• **WHAT IS ASKED**
Could the lines from the start of the data through the line with "const values: number[]" be set down exactly, with no pictures among them?

• **MATERIAL PROVIDED**
● ● ● ● ●

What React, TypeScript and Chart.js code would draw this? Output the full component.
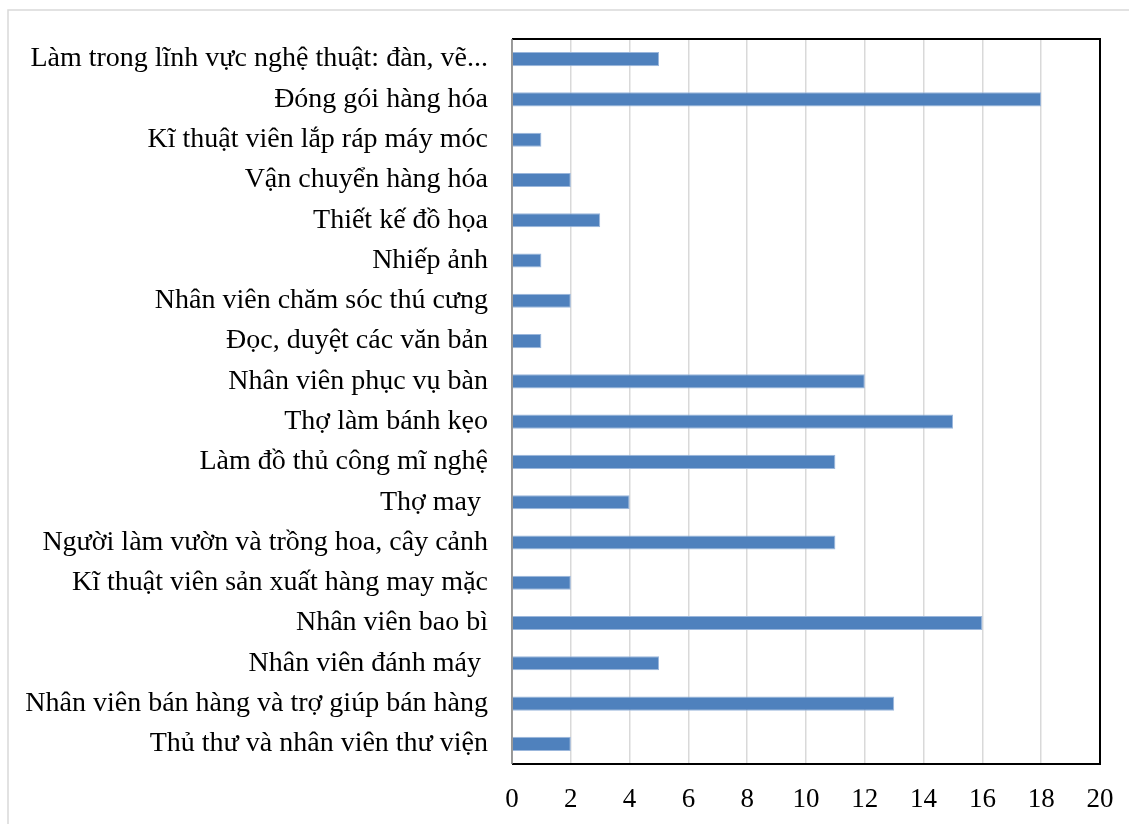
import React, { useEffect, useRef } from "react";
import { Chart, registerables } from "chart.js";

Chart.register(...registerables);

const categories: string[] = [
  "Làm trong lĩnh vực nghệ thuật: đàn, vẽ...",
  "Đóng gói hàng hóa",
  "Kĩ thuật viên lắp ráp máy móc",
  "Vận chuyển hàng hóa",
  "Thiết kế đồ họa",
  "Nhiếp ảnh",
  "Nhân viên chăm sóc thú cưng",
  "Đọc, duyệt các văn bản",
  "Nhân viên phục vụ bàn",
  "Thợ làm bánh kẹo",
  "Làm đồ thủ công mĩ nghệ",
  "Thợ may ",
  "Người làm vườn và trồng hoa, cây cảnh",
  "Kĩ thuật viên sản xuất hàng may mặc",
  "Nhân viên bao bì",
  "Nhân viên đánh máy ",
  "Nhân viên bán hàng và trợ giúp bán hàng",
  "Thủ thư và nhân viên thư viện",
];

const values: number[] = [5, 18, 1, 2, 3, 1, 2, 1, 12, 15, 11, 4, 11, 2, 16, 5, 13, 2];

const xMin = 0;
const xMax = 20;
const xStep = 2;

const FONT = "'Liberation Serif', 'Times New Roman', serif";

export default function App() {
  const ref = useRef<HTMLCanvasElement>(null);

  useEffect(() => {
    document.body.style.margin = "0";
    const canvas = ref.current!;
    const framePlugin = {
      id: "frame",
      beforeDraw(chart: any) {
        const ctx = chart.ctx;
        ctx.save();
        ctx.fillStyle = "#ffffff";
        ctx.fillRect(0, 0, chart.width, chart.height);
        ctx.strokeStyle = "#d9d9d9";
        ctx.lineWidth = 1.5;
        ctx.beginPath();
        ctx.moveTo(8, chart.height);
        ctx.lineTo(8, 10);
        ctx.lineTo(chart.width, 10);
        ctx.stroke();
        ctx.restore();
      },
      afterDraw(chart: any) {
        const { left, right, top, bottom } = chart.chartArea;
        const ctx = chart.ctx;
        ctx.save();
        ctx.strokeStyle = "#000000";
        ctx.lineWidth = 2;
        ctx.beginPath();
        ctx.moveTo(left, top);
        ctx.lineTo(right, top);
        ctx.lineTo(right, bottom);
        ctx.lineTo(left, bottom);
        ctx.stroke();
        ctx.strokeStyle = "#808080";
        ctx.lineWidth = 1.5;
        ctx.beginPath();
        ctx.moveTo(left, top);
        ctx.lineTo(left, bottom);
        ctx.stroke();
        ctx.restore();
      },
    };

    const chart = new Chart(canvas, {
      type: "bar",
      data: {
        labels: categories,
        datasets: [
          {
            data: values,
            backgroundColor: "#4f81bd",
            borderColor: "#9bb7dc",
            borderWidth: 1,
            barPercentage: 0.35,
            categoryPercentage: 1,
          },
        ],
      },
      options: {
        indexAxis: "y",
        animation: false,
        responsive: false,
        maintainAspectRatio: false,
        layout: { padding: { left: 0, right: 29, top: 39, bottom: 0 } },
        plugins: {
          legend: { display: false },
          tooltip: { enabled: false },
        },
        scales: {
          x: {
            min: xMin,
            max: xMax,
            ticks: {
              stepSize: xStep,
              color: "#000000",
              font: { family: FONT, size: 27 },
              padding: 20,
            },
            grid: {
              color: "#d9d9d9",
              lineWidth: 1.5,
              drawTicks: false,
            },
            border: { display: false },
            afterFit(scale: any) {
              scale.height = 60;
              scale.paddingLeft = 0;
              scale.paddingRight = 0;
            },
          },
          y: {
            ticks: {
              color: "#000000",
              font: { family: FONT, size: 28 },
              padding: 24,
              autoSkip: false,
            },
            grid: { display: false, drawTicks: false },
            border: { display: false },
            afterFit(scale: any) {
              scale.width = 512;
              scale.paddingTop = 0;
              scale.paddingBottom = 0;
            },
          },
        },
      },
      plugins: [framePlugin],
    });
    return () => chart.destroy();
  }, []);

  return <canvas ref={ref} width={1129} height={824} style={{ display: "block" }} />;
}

● ● ● ● ●

• **ANSWER TO THE EXERCISE**
What React, TypeScript and Chart.js code would draw this? Output the full component.
import React, { useEffect, useRef } from "react";
import { Chart, registerables } from "chart.js";

Chart.register(...registerables);

const categories: string[] = [
  "Làm trong lĩnh vực nghệ thuật: đàn, vẽ...",
  "Đóng gói hàng hóa",
  "Kĩ thuật viên lắp ráp máy móc",
  "Vận chuyển hàng hóa",
  "Thiết kế đồ họa",
  "Nhiếp ảnh",
  "Nhân viên chăm sóc thú cưng",
  "Đọc, duyệt các văn bản",
  "Nhân viên phục vụ bàn",
  "Thợ làm bánh kẹo",
  "Làm đồ thủ công mĩ nghệ",
  "Thợ may ",
  "Người làm vườn và trồng hoa, cây cảnh",
  "Kĩ thuật viên sản xuất hàng may mặc",
  "Nhân viên bao bì",
  "Nhân viên đánh máy ",
  "Nhân viên bán hàng và trợ giúp bán hàng",
  "Thủ thư và nhân viên thư viện",
];

const values: number[] = [5, 18, 1, 2, 3, 1, 2, 1, 12, 15, 11, 4, 11, 2, 16, 5, 13, 2];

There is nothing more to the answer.